In a way I’m doing what I started doing in my PhD in 2006: developing research and education around human-centered explainable artificial intelligence (XAI). However I seem to be involved more in strategic initiatives now. I am part of the team developing the AI strategy at Maastricht University, including the theme of human-centered AI in the new AI-hub Brightlands. Nationally, I’m a co-Investigator in the national ROBUST program, a ten-year AI research programme focusing on trustworthy AI, where I am the chair of the social sciences and humanities committee. By mixing talent working on algorithmic advances with talent working on societal embedding and uptake of technology, we aim to improve our algorithm development process and increase our potential for impact and achieving the sustainable development goals.

However, what I love the most is designing innovative user studies and experiment methodologies, so I am still heavily involved in writing many papers on explainable search and recommendations. 🙂

What is your proudest achievement so far? Can be anything, professional or otherwise.

I am the most proud of the impact I’ve had on the students I’ve taught and supervised. Developing and growing the next generation of talent is a privilege, and this kind of impact can leave a mark on both research and practice, long after I and the papers that I wrote become obsolete. I am also proud that I became a full professor before turning 40, I was not expecting that!

Which person, paper, or concept has had the biggest influence on your work?

Almost everyone I’ve worked with has added a dimension to how I look at problems, questioned one of my underlying assumptions, or given me a new tool for my toolbox. I really think the most important thing is to keep learning and keep questioning assumptions. Early on, my two PhD advisors shaped the way I approach problems: Ehud Reiter taught me the value of always trying systems out with people, and Judith Masthoff taught me how to focus my thinking and to translate it into a precise experimental design. In Aberdeen I learned a lot about Natural Language Generation and adaptive systems, and my research visit to UCSB (California, USA) with the Four Eyes lab as a postdoc deepened my interest in interactive systems and explanations.

What breakthroughs or developments do you expect in your profession in the next 10 years?

I already see an increased focus on responsible and human-centered AI, and I think this need is genuine and pressing. On the more positive side, I think it’s likely that different forms of augmented or hybrid intelligence will become the norm, e.g., in complex or uncertain decision-making scenarios. Certainly the recent developments in games such as Go, large language models, and computational creativity point in this direction. As part of that I expect that we’ll become better at measuring and evaluating how effective these “collaborations” are over longer durations.

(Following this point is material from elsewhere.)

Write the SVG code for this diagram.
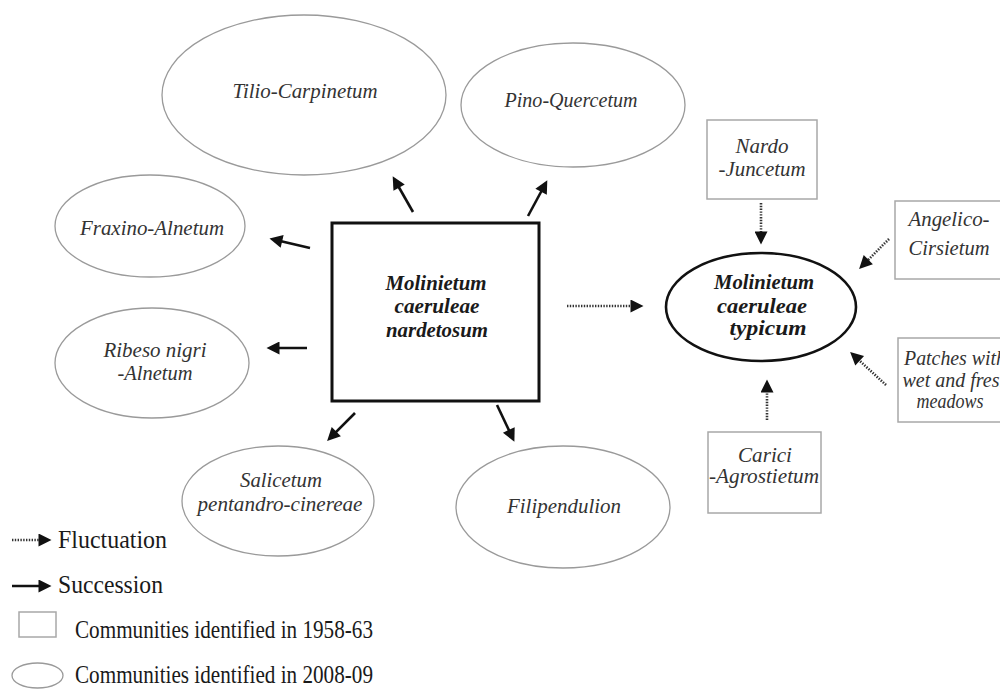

What have you recently read, watched, or listened to that you would like to recommend to others?

Since I became a full Prof and became responsible for guiding more people, I started reading more leadership books. I really like Amy C. Edmonson’s “The Fearless Organization”. Main takeaway: More productive teams also register more mistakes. Not because they are more error-prone, but because people raise issues when or before they occur. The old style of managing does not work in the context of the creative economy which is fast-changing, and the value of a diverse team only shines through when people feel safe and free to speak up. Recently, I’m finding the Women at Work from Harvard Business Review indispensable. It has top notch advice for leaders regardless of gender, but of course some issues that are more typical for women, on average.

What or who got you interested in the area of Human-Computer Interaction / User Experience, and why?

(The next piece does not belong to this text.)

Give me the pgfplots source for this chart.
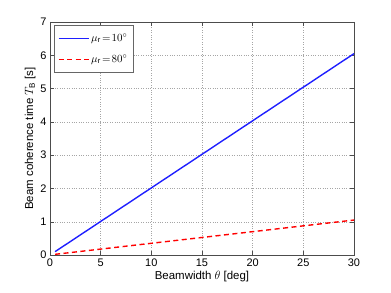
\documentclass[border=0pt]{standalone}
\usepackage{pgfplots}
\pgfplotsset{compat=1.18}
\usepackage{fontspec}
\setmainfont{Liberation Sans}
\begin{document}
\begin{tikzpicture}
\begin{axis}[
  scale only axis,
  width=304bp, height=233bp,
  xmin=0, xmax=30, ymin=0, ymax=7,
  xtick={0,5,...,30}, ytick={0,1,...,7},
  /pgf/number format/assume math mode=true,
  tick align=inside,
  major tick length=4bp,
  tick style={black!70, thin},
  grid=major,
  major grid style={dotted, gray!70},
  axis line style={black!70},
  ticklabel style={font=\fontsize{11}{13}\selectfont},
  xlabel={Beamwidth $\theta$ [deg]},
  ylabel={Beam coherence time $T_{\mathrm{B}}$ [s]},
  label style={font=\fontsize{11.5}{13}\selectfont},
  xlabel style={yshift=2bp},
  ylabel style={yshift=-2bp},
  legend pos=north west,
  legend style={draw=black!60, font=\fontsize{11}{13}\selectfont, row sep=8pt, inner xsep=4pt, inner ysep=6pt, at={(0.012,0.985)}},
  legend cell align=left,
  legend image code/.code={\draw[#1] (0cm,0cm) -- (30bp,0cm);},
]
\addplot[blue!88!white, line width=1.4pt] coordinates {(0.5,0.1) (30,6.05)};
\addlegendentry{$\mu_{\mathrm{r}}\!=\!10^{\circ}$}
\addplot[red, line width=1.4pt, dash pattern=on 5bp off 3.5bp] coordinates {(0.5,0.02) (30,1.05)};
\addlegendentry{$\mu_{\mathrm{r}}\!=\!80^{\circ}$}
\end{axis}
\path (current axis.south west) +(-50bp,-38bp) (current axis.north east) +(37bp,22bp);
\end{tikzpicture}
\end{document}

Soon after starting my bachelor’s in computer science, I had the idea that I needed to understand human psychology and cognition in order to design good software. Studying psychology as part of my undergraduate electives, and then pursuing a Master’s degree which was effectively human-computer interaction (well, automatically personalizing text to motivate students) just helped cement that.

Finally, a chance for self-promotion: what should we read, watch, or listen to so we learn more about your work?

There’s the papers that have the largest number of citations, but I’d like to showcase some of our more recent work and give exposure to the upcoming generation of scientists. With Federico Cau and others we have been looking at how AI/user confidence interact with over- and under-reliance on explanations. We looked at this for difference styles of logical reasoning. So, the underlying deep neural network is the same, but the explanation “models” are different. Among other findings, inductive style explanations (using examples of similar instances) led to over-reliance on the AI advice in three domains – it was the most persuasive explanation style, even when the AI was incorrect. These are the upcoming papers:

Inductive style explanation, giving examples of three similar stocks. The examples contain the attributes the classifier was trained on. They also contain the model's output, as the predicted price increase or decrease.
Inductive style explanation, giving examples of three similar stocks. The examples contain the attributes the classifier was trained on. They also contain the model’s output, as the predicted price increase or decrease.

With Tim Draws, Alisa Rieger, and others, we have been looking at developing the groundwork to mitigate confirmation bias when people are searching about disputed topics. We have been looking at, among others, how to explain the stance of search results, and how the predictive model and explanation model interact, as well as which search results people actually interact with. Here are some good starting points:

  • Draws, T., Ramamurthy, K. N., Soares, I. B., Dhurandhar, A., Padhi, I., Timmermans, B., & Tintarev, N. (2023, to appear). Explainable Cross-Topic Stance Detection for Search Results. CHIIR.
  • Rieger, Alisa, et al. “This Item Might Reinforce Your Opinion: Obfuscation and Labeling of Search Results to Mitigate Confirmation Bias.” Proceedings of the 32nd ACM Conference on Hypertext and Social Media. 2021.
  • Draws, Tim, et al. “This Is Not What We Ordered: Exploring Why Biased Search Result Rankings Affect User Attitudes on Debated Topics.” Proceedings of the 44th International ACM SIGIR Conference on Research and Development in Information Retrieval. 2021.

CHI NL Meet is a regular feature on the CHI NL blog, where board members and blog editors Lisa and Abdo invite a CHI NL member to introduce themselves to the wider SIGCHI community and world 🌍.